» **Request**
Make an exact transcription of the material, leaving out all images.

» **Information shown**
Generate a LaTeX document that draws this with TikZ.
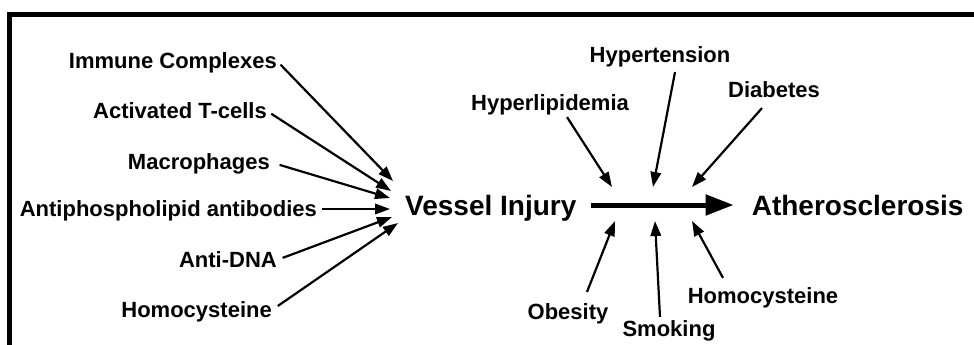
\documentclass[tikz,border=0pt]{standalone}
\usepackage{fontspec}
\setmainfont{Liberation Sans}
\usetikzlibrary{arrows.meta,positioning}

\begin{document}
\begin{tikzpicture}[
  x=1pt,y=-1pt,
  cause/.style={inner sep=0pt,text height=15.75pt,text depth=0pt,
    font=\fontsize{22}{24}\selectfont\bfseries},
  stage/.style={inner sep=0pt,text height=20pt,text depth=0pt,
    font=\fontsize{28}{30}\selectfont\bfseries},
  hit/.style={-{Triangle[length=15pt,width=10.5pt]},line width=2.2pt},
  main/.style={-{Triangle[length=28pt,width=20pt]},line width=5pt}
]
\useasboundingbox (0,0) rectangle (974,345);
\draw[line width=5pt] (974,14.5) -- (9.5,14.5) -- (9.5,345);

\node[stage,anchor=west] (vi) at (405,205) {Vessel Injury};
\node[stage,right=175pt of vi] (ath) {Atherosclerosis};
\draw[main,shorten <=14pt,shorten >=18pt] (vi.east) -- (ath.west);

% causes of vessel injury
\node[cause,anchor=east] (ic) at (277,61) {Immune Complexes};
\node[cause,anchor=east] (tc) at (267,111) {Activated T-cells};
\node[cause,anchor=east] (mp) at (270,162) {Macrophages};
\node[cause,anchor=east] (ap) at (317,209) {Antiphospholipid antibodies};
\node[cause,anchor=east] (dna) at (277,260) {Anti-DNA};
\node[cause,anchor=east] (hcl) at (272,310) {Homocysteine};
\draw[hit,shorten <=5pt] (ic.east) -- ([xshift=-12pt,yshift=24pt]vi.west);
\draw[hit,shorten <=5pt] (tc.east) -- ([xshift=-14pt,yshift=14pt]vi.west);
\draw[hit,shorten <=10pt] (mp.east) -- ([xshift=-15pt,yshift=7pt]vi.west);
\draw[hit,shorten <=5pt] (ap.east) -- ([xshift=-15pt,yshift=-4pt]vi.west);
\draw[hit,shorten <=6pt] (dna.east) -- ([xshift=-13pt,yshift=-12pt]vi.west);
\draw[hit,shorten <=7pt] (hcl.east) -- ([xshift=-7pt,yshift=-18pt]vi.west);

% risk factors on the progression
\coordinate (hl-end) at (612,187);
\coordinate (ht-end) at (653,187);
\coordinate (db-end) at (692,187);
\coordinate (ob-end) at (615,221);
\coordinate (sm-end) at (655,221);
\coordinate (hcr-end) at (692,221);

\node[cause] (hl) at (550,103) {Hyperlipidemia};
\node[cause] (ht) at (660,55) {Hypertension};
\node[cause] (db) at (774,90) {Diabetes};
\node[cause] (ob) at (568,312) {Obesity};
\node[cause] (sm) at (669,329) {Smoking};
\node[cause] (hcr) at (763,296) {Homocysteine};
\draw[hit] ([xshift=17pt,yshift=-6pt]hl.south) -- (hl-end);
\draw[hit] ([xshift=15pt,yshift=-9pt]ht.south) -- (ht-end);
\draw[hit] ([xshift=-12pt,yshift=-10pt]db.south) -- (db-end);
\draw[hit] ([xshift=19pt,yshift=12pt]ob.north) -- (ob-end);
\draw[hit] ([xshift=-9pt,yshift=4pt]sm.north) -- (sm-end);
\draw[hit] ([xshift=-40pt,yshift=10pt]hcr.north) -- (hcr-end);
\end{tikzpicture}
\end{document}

» **Result for this task**
Generate a LaTeX document that draws this with TikZ.
\documentclass[tikz,border=0pt]{standalone}
\usepackage{fontspec}
\setmainfont{Liberation Sans}
\usetikzlibrary{arrows.meta,positioning}

\begin{document}
\begin{tikzpicture}[
  x=1pt,y=-1pt,
  cause/.style={inner sep=0pt,text height=15.75pt,text depth=0pt,
    font=\fontsize{22}{24}\selectfont\bfseries},
  stage/.style={inner sep=0pt,text height=20pt,text depth=0pt,
    font=\fontsize{28}{30}\selectfont\bfseries},
  hit/.style={-{Triangle[length=15pt,width=10.5pt]},line width=2.2pt},
  main/.style={-{Triangle[length=28pt,width=20pt]},line width=5pt}
]
\useasboundingbox (0,0) rectangle (974,345);
\draw[line width=5pt] (974,14.5) -- (9.5,14.5) -- (9.5,345);

\node[stage,anchor=west] (vi) at (405,205) {Vessel Injury};
\node[stage,right=175pt of vi] (ath) {Atherosclerosis};
\draw[main,shorten <=14pt,shorten >=18pt] (vi.east) -- (ath.west);

% causes of vessel injury
\node[cause,anchor=east] (ic) at (277,61) {Immune Complexes};
\node[cause,anchor=east] (tc) at (267,111) {Activated T-cells};
\node[cause,anchor=east] (mp) at (270,162) {Macrophages};
\node[cause,anchor=east] (ap) at (317,209) {Antiphospholipid antibodies};
\node[cause,anchor=east] (dna) at (277,260) {Anti-DNA};
\node[cause,anchor=east] (hcl) at (272,310) {Homocysteine};
\draw[hit,shorten <=5pt] (ic.east) -- ([xshift=-12pt,yshift=24pt]vi.west);
\draw[hit,shorten <=5pt] (tc.east) -- ([xshift=-14pt,yshift=14pt]vi.west);
\draw[hit,shorten <=10pt] (mp.east) -- ([xshift=-15pt,yshift=7pt]vi.west);
\draw[hit,shorten <=5pt] (ap.east) -- ([xshift=-15pt,yshift=-4pt]vi.west);
\draw[hit,shorten <=6pt] (dna.east) -- ([xshift=-13pt,yshift=-12pt]vi.west);
\draw[hit,shorten <=7pt] (hcl.east) -- ([xshift=-7pt,yshift=-18pt]vi.west);

% risk factors on the progression
\coordinate (hl-end) at (612,187);
\coordinate (ht-end) at (653,187);
\coordinate (db-end) at (692,187);
\coordinate (ob-end) at (615,221);
\coordinate (sm-end) at (655,221);
\coordinate (hcr-end) at (692,221);

\node[cause] (hl) at (550,103) {Hyperlipidemia};
\node[cause] (ht) at (660,55) {Hypertension};
\node[cause] (db) at (774,90) {Diabetes};
\node[cause] (ob) at (568,312) {Obesity};
\node[cause] (sm) at (669,329) {Smoking};
\node[cause] (hcr) at (763,296) {Homocysteine};
\draw[hit] ([xshift=17pt,yshift=-6pt]hl.south) -- (hl-end);
\draw[hit] ([xshift=15pt,yshift=-9pt]ht.south) -- (ht-end);
\draw[hit] ([xshift=-12pt,yshift=-10pt]db.south) -- (db-end);
\draw[hit] ([xshift=19pt,yshift=12pt]ob.north) -- (ob-end);
\draw[hit] ([xshift=-9pt,yshift=4pt]sm.north) -- (sm-end);
\draw[hit] ([xshift=-40pt,yshift=10pt]hcr.north) -- (hcr-end);
\end{tikzpicture}
\end{document}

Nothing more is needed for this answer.